If there is no basis under section 106(2) to launch an enquiry into the applicants' status, is there a basis under section 106(1)? The Board's files reveal that the union was originally certified around 1965 or 1966. Can and should the Board reconsider a decision and certificate issued twenty years ago? Again, the answer is no; and if it were otherwise, no Board decision would never be final as the Act clearly contemplates. There is nothing before the Board to indicate that any "guard question" ever arose at the initial certification hearing, or later at the bargaining table as the union and the employer negotiated successive collective agreements. Perhaps the bargaining parties never thought there was a problem. Perhaps the applicants (acting without legal counsel) have not understood the purpose, meaning and effect of the "guard" provisions of the Act. We need not speculate. We are not inclined to roll back the clock or consider an issue which may not even have been raised in circumstances which were undoubtedly different twenty years ago. Furthermore, it is difficult to see how that exercise can possibly benefit the applicants who are now bound by a collective agreement which is not dependent for its validity upon the original Board certificate. As the Chief Justice of Canada once remarked in Beverage Dispensers and Culinary Workers Union, Local 835, et al. v.

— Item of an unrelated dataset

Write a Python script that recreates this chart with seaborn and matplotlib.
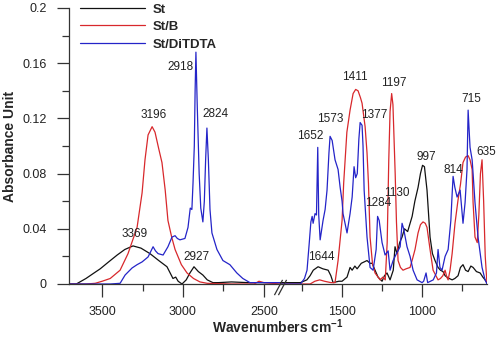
import pandas as pd
import seaborn as sns
import matplotlib.pyplot as plt
from matplotlib.ticker import MultipleLocator, FuncFormatter

# FTIR spectra (wavenumber cm-1, absorbance)
st_wn = [3705, 3660, 3600, 3550, 3512, 3460, 3407, 3360, 3309, 3260, 3204, 3150, 3099, 3075,
         3062, 3045, 3030, 3006, 2980, 2957, 2932, 2905, 2877, 2850, 2815, 2780, 2700, 2600,
         2500, 2400, 1888, 1760, 1720, 1700, 1680, 1650, 1620, 1587, 1570, 1556, 1520, 1500,
         1469, 1450, 1437, 1420, 1406, 1380, 1344, 1325, 1312, 1294, 1275, 1250, 1235, 1219,
         1200, 1180, 1169, 1156, 1140, 1125, 1110, 1090, 1062, 1045, 1025, 1010, 997, 985,
         969, 950, 935, 919, 900, 885, 869, 856, 844, 830, 812, 795, 775, 760, 744, 728, 712,
         695, 681, 660, 637, 620, 606, 594]
st_abs = [0.0, 0.0, 0.004, 0.008, 0.011, 0.016, 0.021, 0.025, 0.0276, 0.026, 0.022, 0.017,
          0.0125, 0.007, 0.004, 0.005, 0.002, 0.0, 0.003, 0.008, 0.0125, 0.009, 0.0065, 0.003,
          0.001, 0.001, 0.0015, 0.001, 0.001, 0.001, 0.001, 0.001, 0.003, 0.006, 0.010, 0.0125,
          0.011, 0.010, 0.006, 0.001, 0.002, 0.002, 0.005, 0.012, 0.010, 0.013, 0.011, 0.015,
          0.017, 0.015, 0.015, 0.010, 0.005, 0.002, 0.006, 0.008, 0.003, 0.010, 0.027, 0.022,
          0.030, 0.034, 0.040, 0.038, 0.049, 0.060, 0.070, 0.080, 0.086, 0.085, 0.068, 0.034,
          0.022, 0.017, 0.012, 0.010, 0.009, 0.006, 0.005, 0.004, 0.003, 0.004, 0.006, 0.012,
          0.014, 0.010, 0.009, 0.013, 0.012, 0.009, 0.008, 0.005, 0.003, 0.001]

stb_wn = [3705, 3600, 3543, 3500, 3450, 3389, 3340, 3284, 3253, 3235, 3216, 3191, 3173, 3150,
          3130, 3110, 3093, 3070, 3049, 3010, 2975, 2935, 2895, 2850, 2700, 2560, 2530, 2500,
          2400, 1888, 1700, 1670, 1640, 1610, 1570, 1544, 1525, 1500, 1490, 1470, 1450, 1431,
          1415, 1400, 1385, 1375, 1356, 1344, 1335, 1325, 1310, 1294, 1275, 1262, 1245, 1230,
          1218, 1208, 1200, 1190, 1182, 1175, 1168, 1160, 1150, 1135, 1119, 1100, 1075, 1060,
          1044, 1025, 1010, 994, 980, 969, 950, 931, 900, 885, 870, 856, 845, 837, 825, 812,
          794, 775, 760, 744, 728, 712, 700, 687, 681, 669, 655, 645, 635, 625, 615, 605, 594]
stb_abs = [0.0, 0.0, 0.0005, 0.002, 0.004, 0.010, 0.022, 0.041, 0.066, 0.090, 0.108, 0.114,
           0.110, 0.098, 0.088, 0.068, 0.046, 0.034, 0.025, 0.014, 0.008, 0.004, 0.0015, 0.0005,
           0.0, 0.0, 0.002, 0.001, 0.0, 0.0, 0.0, 0.002, 0.003, 0.002, 0.001, 0.001, 0.017,
           0.046, 0.073, 0.110, 0.126, 0.138, 0.141, 0.140, 0.135, 0.131, 0.114, 0.095, 0.073,
           0.034, 0.015, 0.008, 0.005, 0.003, 0.005, 0.003, 0.030, 0.090, 0.125, 0.138, 0.130,
           0.105, 0.080, 0.045, 0.017, 0.012, 0.010, 0.011, 0.012, 0.018, 0.025, 0.037, 0.043,
           0.045, 0.044, 0.041, 0.025, 0.010, 0.003, 0.004, 0.006, 0.010, 0.005, 0.003, 0.010,
           0.022, 0.044, 0.061, 0.072, 0.088, 0.092, 0.093, 0.090, 0.083, 0.059, 0.034, 0.030,
           0.050, 0.080, 0.090, 0.060, 0.020, 0.0]

sttd_wn = [3705, 3450, 3389, 3358, 3315, 3284, 3253, 3216, 3185, 3170, 3154, 3123, 3093, 3068,
           3049, 3035, 3019, 2988, 2969, 2955, 2945, 2938, 2930, 2925, 2920, 2912, 2900, 2890,
           2877, 2868, 2860, 2852, 2843, 2833, 2821, 2790, 2753, 2710, 2667, 2630, 2586, 2400,
           1888, 1760, 1735, 1719, 1705, 1695, 1687, 1681, 1669, 1660, 1652, 1646, 1637, 1619,
           1606, 1594, 1582, 1575, 1562, 1544, 1525, 1512, 1500, 1494, 1469, 1450, 1437, 1425,
           1415, 1405, 1395, 1387, 1375, 1369, 1362, 1344, 1325, 1306, 1287, 1278, 1268, 1250,
           1231, 1212, 1200, 1181, 1160, 1137, 1125, 1115, 1094, 1075, 1056, 1031, 1000, 990,
           975, 965, 930, 910, 900, 888, 875, 856, 837, 820, 812, 806, 795, 781, 762, 744, 731,
           719, 712, 705, 700, 687, 681, 669, 650, 625, 606, 594]
sttd_abs = [0.0, 0.0, 0.0005, 0.0065, 0.0116, 0.014, 0.016, 0.0196, 0.027, 0.024, 0.022, 0.021,
            0.027, 0.034, 0.035, 0.033, 0.032, 0.033, 0.041, 0.055, 0.054, 0.073, 0.100, 0.140,
            0.168, 0.130, 0.080, 0.055, 0.045, 0.060, 0.090, 0.113, 0.090, 0.054, 0.037, 0.025,
            0.017, 0.014, 0.008, 0.004, 0.001, 0.001, 0.0, 0.0, 0.004, 0.010, 0.030, 0.045,
            0.049, 0.044, 0.051, 0.050, 0.099, 0.050, 0.032, 0.046, 0.054, 0.068, 0.095, 0.107,
            0.104, 0.090, 0.083, 0.070, 0.060, 0.051, 0.037, 0.051, 0.063, 0.085, 0.077, 0.080,
            0.105, 0.117, 0.115, 0.100, 0.068, 0.034, 0.012, 0.010, 0.025, 0.049, 0.046, 0.030,
            0.021, 0.024, 0.010, 0.017, 0.022, 0.027, 0.044, 0.040, 0.027, 0.020, 0.010, 0.003,
            0.001, 0.002, 0.008, 0.001, 0.003, 0.008, 0.025, 0.012, 0.010, 0.020, 0.025, 0.046,
            0.065, 0.078, 0.070, 0.063, 0.068, 0.044, 0.059, 0.083, 0.126, 0.110, 0.099, 0.090,
            0.080, 0.059, 0.034, 0.012, 0.003, 0.0]

samples = ['St', 'St/B', 'St/DiTDTA']
colors = {'St': '#111111', 'St/B': '#d8282c', 'St/DiTDTA': '#2424c8'}

# peak labels: (text, wavenumber, absorbance) for text placement
left_peaks = [('3369', 3302, 0.036), ('3196', 3182, 0.1225), ('2918', 3018, 0.157),
              ('2824', 2802, 0.123), ('2927', 2917, 0.0196)]
right_peaks = [('1652', 1700, 0.107), ('1573', 1575, 0.1196), ('1411', 1419, 0.150),
               ('1377', 1297, 0.1225), ('1197', 1175, 0.1457), ('1644', 1631, 0.0196),
               ('1284', 1275, 0.0587), ('1130', 1156, 0.066), ('997', 975, 0.092),
               ('814', 806, 0.0826), ('715', 694, 0.134), ('635', 600, 0.0957)]

frames = []
for name, wn, ab in zip(samples, [st_wn, stb_wn, sttd_wn], [st_abs, stb_abs, sttd_abs]):
    frames.append(pd.DataFrame({'Wavenumber': wn, 'Absorbance': ab, 'Sample': name}))
data = pd.concat(frames, ignore_index=True)

sns.set_style('ticks')
plt.rcParams['font.family'] = ['Liberation Sans', 'DejaVu Sans']
plt.rcParams['mathtext.fontset'] = 'custom'
plt.rcParams['mathtext.rm'] = 'Liberation Sans'
plt.rcParams['mathtext.bf'] = 'Liberation Sans:bold'

fig = plt.figure(figsize=(4.98, 3.39), dpi=100)
ax1 = fig.add_axes([69 / 498, 55 / 339, 211 / 498, 276 / 339])
ax2 = fig.add_axes([280 / 498, 55 / 339, 207 / 498, 276 / 339], sharey=ax1)

for ax, legend in [(ax1, True), (ax2, False)]:
    sns.lineplot(data=data, x='Wavenumber', y='Absorbance', hue='Sample', hue_order=samples,
                 palette=colors, estimator=None, linewidth=0.9, legend=legend, ax=ax)
    ax.set(xlabel=None, ylabel=None)
    ax.spines['top'].set_visible(False)
    ax.spines['right'].set_visible(False)
    for s in ['left', 'bottom']:
        ax.spines[s].set_color('#333333')
        ax.spines[s].set_linewidth(0.9)
    ax.xaxis.set_major_locator(MultipleLocator(500))
    ax.xaxis.set_minor_locator(MultipleLocator(250))
    ax.tick_params(which='both', direction='out', color='#333333', width=0.9,
                   labelsize=9, labelcolor='#222222', pad=7)
    ax.tick_params(which='major', length=9)
    ax.tick_params(which='minor', length=5)

ax1.set_xlim(3705, 2400)
ax2.set_xlim(1888, 594)
ax1.set_ylim(0, 0.2)
ax1.yaxis.set_major_locator(MultipleLocator(0.04))
ax1.yaxis.set_minor_locator(MultipleLocator(0.02))
ax1.yaxis.set_major_formatter(FuncFormatter(lambda v, p: f'{round(v, 3):g}'))
ax2.spines['left'].set_visible(False)
ax2.tick_params(axis='y', which='both', left=False, labelleft=False)

ax1.set_ylabel('Absorbance Unit', fontweight='bold', fontsize=10, labelpad=4)
fig.text(0.558, 0.035, r'Wavenumbers cm$^{\mathbf{-1}}$', ha='center', va='center',
         fontweight='bold', fontsize=10)

for ax, peaks in [(ax1, left_peaks), (ax2, right_peaks)]:
    for txt, x, y in peaks:
        ax.text(x, y, txt, ha='center', va='center', fontsize=8.5, color='#222222',
                clip_on=False)

# axis break marks
for dx in (-0.012, 0.012):
    ax2.plot([dx], [-0.011], transform=ax2.transAxes, marker=[(-0.8, -1.5), (0.8, 1.5)],
             markersize=11, color='#333333', mew=0.9, linestyle='none', clip_on=False)

handles, labels = ax1.get_legend_handles_labels()
ax1.legend(handles, labels, loc='upper left', bbox_to_anchor=(0.052, 1.017), frameon=False,
           prop=dict(weight='bold', size=9.5), handlelength=4.9, handletextpad=0.6,
           labelspacing=0.4, borderaxespad=0, borderpad=0)

plt.savefig('out.png', dpi=100)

Terra Nova Motor Inn Ltd., 74 CLLC 14,253: "Once a collective agreement is negotiated the certificate has served its purpose and is, for all practical purposes, spent". Whatever the original Board decision may have been or this panel's present opinion, the fact remains that the applicants are bound by the collective agreement and we have no authority to declare that they are not.
For the foregoing reasons the application cannot be made under section 106(2) by the applicants and, in any event, does not make out a prima facie case for the relief requested. This proceeding is therefore terminated.